Festival Director: Emily Ratner
Emily Ratner graduated summa cum laude and Phi Beta Kappa with a B.A. in Latin American Studies from Tulane University in 2007 where she was awarded the singular distinction of Senior Scholar in Latin American Studies. Emily studied film production with the New York Film Academy and the Cleveland Film Society and has trained in social justice organizing and conflict resolution with a number of organizations, including Seeds of Peace and Witness for Peace. She has worked for the Galería Indigo in Oaxaca, where she led English- and Spanish-language tours of the gallery and researched gallery pieces for informational materials. In addition to her work with Patois, she also organizes with several New Orleans social justice organizations, including New Orleans Palestine Solidarity (NOLAPS) and the Organizers’ Roundtable, and is a member of the curatorial and organizing committees of State of the Nation V, a city-wide art and performance festival in New Orleans.
Festival Managing Director: Holly Hobbs
Holly Hobbs is currently a PhD Candidate in Ethnomusicology at Tulane University in New Orleans where she is working to design and launch a digital archive of hiphop music/oral history post-Katrina. Prior to relocating to New Orleans, Hobbs directed a youth media nonprofit organization called New Media Network in Columbia, Missouri while working to develop the Missouri Rural Crisis Center Documentary Film Series. Along with her academic work, she serves as Co-Director of the nonprofit organization, Hiphop for Hope, and the Managing Director of Patois: the New Orleans International Human Rights Film Festival. Hobbs Hobbs interests include musical activism, documentary filmmaking, and digital media literacy.Festival
Associate Director: Rene Broussard
Rene Broussard is an award-winning, gay video artist whose Auto-biographical video series The Fatboy Chronicles has screened in over 100 film festivals internationally. He is also the Founder/Director of Zeitgeist Multi-disciplinary Arts Center, a non-profit, artist run, alternative arts center that has been presenting films, music and performances in New Orleans regularly for over 22 years. He is also the founder/Director of the New Orleans Middle East Film Festival and the International Rights of the Child Film Festival. Rene was the Film Curator for Hallwalls Contemporary Arts Center in Buffalo, NY for three years (1990 – 1993), taught in the Orleans Public School system for 8 years and was the recipient of the 2003 Mayor’s Arts Award from the Arts Council of New Orleans. In 1995, Rene received an artist fellowship from the Goethe Institut in Berlin, where he was a guest curator for six months at Arsenal - Institute for Film and Video Art juror for the Teddy Awards at the Berlin Film Festival.
Board of Directors:
Abdul Aziz is a social justice activist, photographer, and filmmaker. He currently works with Juvenile Justice Project of Louisiana (JJPL) organizing among, and advocating for, youth in the criminal justice and juvenile incarceration systems. He is a founding member of the photography collective Monde Noir and recently produced the film Member of the Club, which is currently on the film festival circuit.

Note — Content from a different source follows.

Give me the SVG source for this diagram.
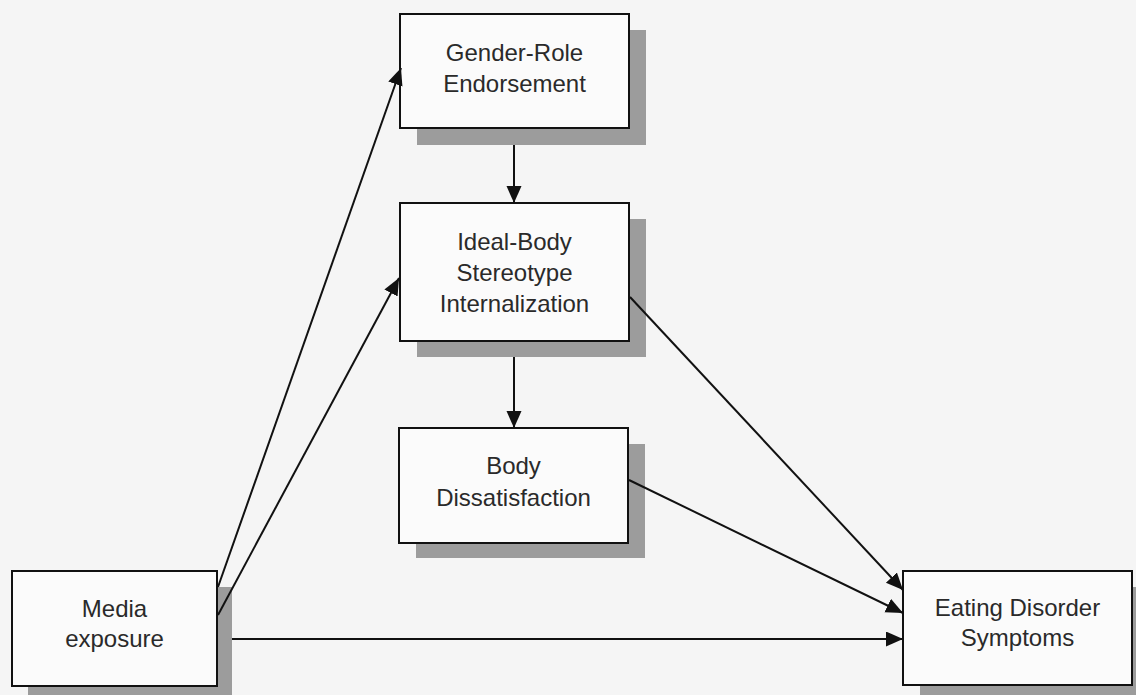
<svg xmlns="http://www.w3.org/2000/svg" width="1136" height="695" viewBox="0 0 1136 695">
  <style>
    .shadow { fill: #9c9c9c; }
    .box { fill: #fbfbfb; stroke: #111; stroke-width: 2; }
    .label { font-family: "Liberation Sans", Arial, sans-serif; font-size: 24px; fill: #2a2a2a; text-anchor: middle; }
    .link { stroke: #111; stroke-width: 2; fill: none; marker-end: url(#arrow); }
  </style>
  <defs>
    <marker id="arrow" markerUnits="userSpaceOnUse" markerWidth="18" markerHeight="16" refX="17" refY="7.5" orient="auto">
      <path d="M0,0 L17,7.5 L0,15 z" fill="#111"/>
    </marker>
  </defs>

  <rect width="1136" height="695" fill="#f5f5f5"/>

  <!-- nodes -->
  <g id="gender-role">
    <rect class="shadow" x="417" y="30" width="229" height="115"/>
    <rect class="box" x="400" y="14" width="229" height="114"/>
    <text class="label" x="514.5" y="61">Gender-Role</text>
    <text class="label" x="514.5" y="92">Endorsement</text>
  </g>

  <g id="ideal-body">
    <rect class="shadow" x="417" y="219" width="229" height="138"/>
    <rect class="box" x="400" y="203" width="229" height="138"/>
    <text class="label" x="514.5" y="250">Ideal-Body</text>
    <text class="label" x="514.5" y="281">Stereotype</text>
    <text class="label" x="514.5" y="312">Internalization</text>
  </g>

  <g id="body-dissatisfaction">
    <rect class="shadow" x="416" y="444" width="229" height="114"/>
    <rect class="box" x="399" y="428" width="229" height="115"/>
    <text class="label" x="513.5" y="474">Body</text>
    <text class="label" x="513.5" y="506">Dissatisfaction</text>
  </g>

  <g id="media-exposure">
    <rect class="shadow" x="28" y="587" width="204" height="120"/>
    <rect class="box" x="12" y="571" width="205" height="115"/>
    <text class="label" x="114.5" y="617">Media</text>
    <text class="label" x="114.5" y="647">exposure</text>
  </g>

  <g id="eating-disorder">
    <rect class="shadow" x="920" y="587" width="230" height="120"/>
    <rect class="box" x="903" y="571" width="229" height="114"/>
    <text class="label" x="1017.5" y="616">Eating Disorder</text>
    <text class="label" x="1017.5" y="646">Symptoms</text>
  </g>

  <!-- connectors -->
  <g id="connectors">
    <line class="link" x1="514" y1="145" x2="514" y2="203"/>
    <line class="link" x1="514" y1="357" x2="514" y2="428"/>
    <line class="link" x1="218" y1="587" x2="401" y2="68"/>
    <line class="link" x1="218" y1="615" x2="399" y2="278"/>
    <line class="link" x1="630" y1="297" x2="903" y2="590"/>
    <line class="link" x1="629" y1="480" x2="903" y2="613"/>
    <line class="link" x1="232" y1="639" x2="903" y2="639"/>
  </g>
</svg>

Melonee Griggs is an administrator and educator at the Southern University of New Orleans Center for African and African American Studies.
Corlita Mahrspreen is a long-time New Orleans activist and organizer in criminal justice reform and an active participant in the Katrina Information Network.
Brian Knighten is the founder and operator of Las Américas Film Network, a film distribution company that brings the best films of Latin America to US audiences, particularly on university campuses.
Tory Pegram is a longtime social justice and human rights organizer and activist. She is currently the organizer of the A3 Campaign to Free the Angola 3.
Shantrelle Lewis is the director and curator of the McKenna Museum of African American Art and the founder of the Young Friends Society of African Diaspora Institutions, a nonprofit organization that supports the work of cultural institutions globally through a collective of young artists, activists, scholars, entrepreneurs, and professionals.
Rebecca Snedeker is the Director of the award-winning film By Invitation Only. She is currently working on several film projects as a director and assistant director, and also works with Video Veracity, our 501c3 fiscal agent.
Broderick Webb is the Co-director of the award-winning film Cut Off: It’s Not About the Buildings. It’s About the People. Broderick is currently organizing social justice events around public housing in New Orleans and speaking at screenings of Cut Off around the country. He is also an adult advocate of New Orleans’ Fyre Youth Squad.